During a long wait at passport control (nothing on Heathrow’s Terminal 5, mind), I ordered my various papers: A letter from the wife’s employer explaining why my toddler and I were travelling on business visas, another from the missus giving assurance I wasn’t kidnapping our daughter etc.

However, something simple always seems to throw me in these circumstances. “Where are you staying?” the guard asked.

“Umm.” I had no idea. In fretting over my preparations, I’d only focused on the journey to Freetown where – I hoped – The One With the Common Sense would resume arranging life for me. I had neither the name of our hotel, the address of the house we’d be renting, nor her employer’s details.

After much fumbling around, the guard demanded: “What are you doing now?” I explained that I was texting to find an address but he just grunted: “Go away.” A different sort of welcome to Freetown.

We were spat into the clamour of the baggage hall, where I knew a bloke called Ken would meet me and arrange our boat transfer into town.

I’d managed to shove my way to the belt and haul off my first case, with the flump held in my other arm, and was waiting for the second, when a man approached. “Andy?! Your wife is waiting for you outside. I can take your baby to her.”

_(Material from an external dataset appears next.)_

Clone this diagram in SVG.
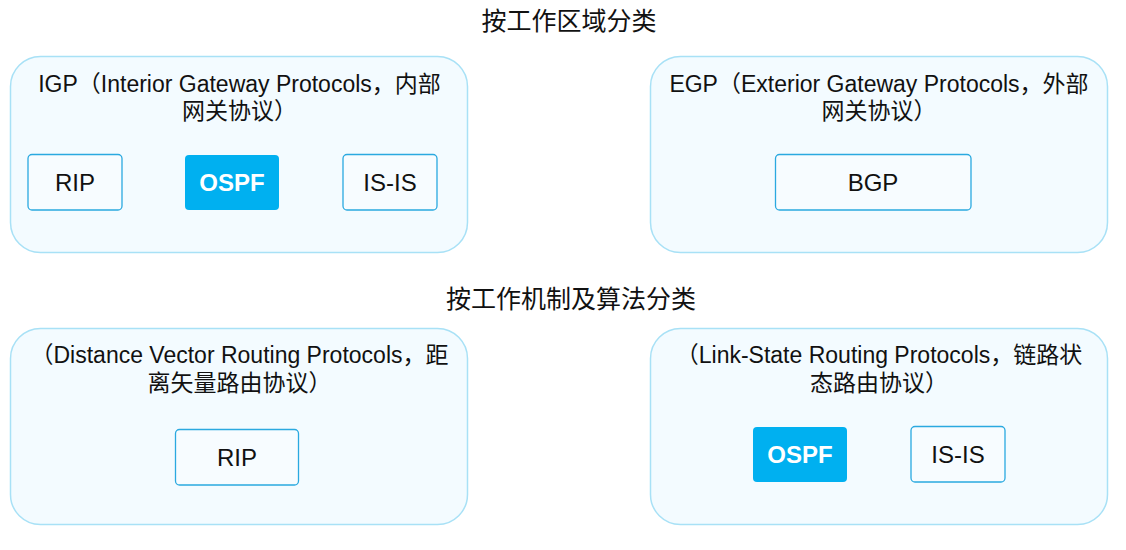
<svg xmlns="http://www.w3.org/2000/svg" width="1126" height="550" viewBox="0 0 1126 550">
<style>
.bg{fill:#ffffff}
.group{fill:#f3fbff;stroke:#a8e1f6;stroke-width:1.5}
.box{fill:#f7fcff;stroke:#2aa9e0;stroke-width:1.3}
.hl{fill:#00b0f0}
.t{font-family:"Liberation Sans","Noto Sans CJK SC",sans-serif;fill:#111;text-anchor:middle}
.title{font-size:25px}
.gl{font-size:23px}
.bt{font-size:24px}
.wb{font-size:24px;font-weight:bold;fill:#ffffff}
</style>
<rect class="bg" x="0" y="0" width="1126" height="550"/>
<text class="t title" x="569" y="30">按工作区域分类</text>
<text class="t title" x="571" y="308">按工作机制及算法分类</text>
<g id="igp">
<rect class="group" x="10.5" y="56.5" width="457" height="196" rx="30"/>
<text class="t gl" x="239.5" y="92">IGP（Interior Gateway Protocols，内部</text>
<text class="t gl" x="239.5" y="119">网关协议）</text>
</g>
<g id="egp">
<rect class="group" x="650.5" y="56.5" width="457" height="196" rx="30"/>
<text class="t gl" x="879" y="92">EGP（Exterior Gateway Protocols，外部</text>
<text class="t gl" x="879" y="119">网关协议）</text>
</g>
<g id="dv">
<rect class="group" x="10.5" y="328.5" width="457" height="196" rx="30"/>
<text class="t gl" x="239.5" y="363">（Distance Vector Routing Protocols，距</text>
<text class="t gl" x="239.5" y="391">离矢量路由协议）</text>
</g>
<g id="ls">
<rect class="group" x="650.5" y="328.5" width="457" height="196" rx="30"/>
<text class="t gl" x="879" y="363">（Link-State Routing Protocols，链路状</text>
<text class="t gl" x="879" y="391">态路由协议）</text>
</g>
<g id="rip1">
<rect class="box" x="28" y="154.5" width="94" height="55.5" rx="4"/>
<text class="t bt" x="75" y="191">RIP</text>
</g>
<g id="ospf1">
<rect class="hl" x="185" y="155" width="94" height="55" rx="4"/>
<text class="t wb" x="232" y="191">OSPF</text>
</g>
<g id="isis1">
<rect class="box" x="343" y="154.5" width="94" height="55.5" rx="4"/>
<text class="t bt" x="390" y="191">IS-IS</text>
</g>
<g id="bgp">
<rect class="box" x="775.5" y="154.5" width="195.5" height="55.5" rx="4"/>
<text class="t bt" x="873" y="191">BGP</text>
</g>
<g id="rip2">
<rect class="box" x="175.5" y="429.5" width="123" height="55.5" rx="4"/>
<text class="t bt" x="237" y="466">RIP</text>
</g>
<g id="ospf2">
<rect class="hl" x="753" y="427" width="94" height="55" rx="4"/>
<text class="t wb" x="800" y="463">OSPF</text>
</g>
<g id="isis2">
<rect class="box" x="911" y="426.5" width="94" height="55.5" rx="4"/>
<text class="t bt" x="958" y="463">IS-IS</text>
</g>
<g id="connectors"></g>
</svg>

It felt more than a little unconventional. However, this was clearly Ken – who, as owner of the boat company, had special airport access – and The One With The Common Sense had texted to say she was there. So it was that The Flump passed through Customs – presumably with nothing to declare – without Dad, and was reunited with her mother after a fortnight .

When I eventually made it through, The One With the Common Sense was less delighted to see me than she was that her daughter still recognised her, and wasn’t bearing a grudge at her temporary abandonment.

My real Welcome to Freetown came while being shepherded through the dry heat of the night towards a minibus by a multitude of workers desperate to carry our bags. Their pleas for tips were painfully polite but I had nothing to offer.

To think I’d felt bad about having no change to tip the taxi driver who’d dropped us at the station in Liverpool. My sense of guilt was heightened as the pre-dawn light revealed a hotch-potch of tiny concrete homes with corrugated iron roofs. Unlike my Liverpool cabbie – or the relatively wealthy Sierra Leoneans (many naturalised Brits) on my flight – these guys had virtually nothing.

A short wait for the ferry offered a chance to reflect on the realities of where we’d arrived. Poverty – and the work of NGOs to relieve it – was the reason we were here. But what would be my contribution?

The words of my flight neighbour returned to me: “You can’t help everyone. Just do what you can.” But who best to try to help, and how, is something I’ll have to work out.

For the meantime, we had the small matter of transporting an exhausted toddler by what turned out to be a glorified speedboat. With no infant life-jackets on board, we squeezed her in to one we’d bought specially – still too big but enough to keep her head above water.

As we bounced violently across the water, I noticed a glazed look on the Flump’s face and feared a shower of vomit. I needn’t have worried, however. Her head slipped onto her chins and she fell asleep, propped upright by her flotation device.

The sun rose to give Freetown an orange glow during the crossing to Aberdeen harbour; a new dawn in so many senses.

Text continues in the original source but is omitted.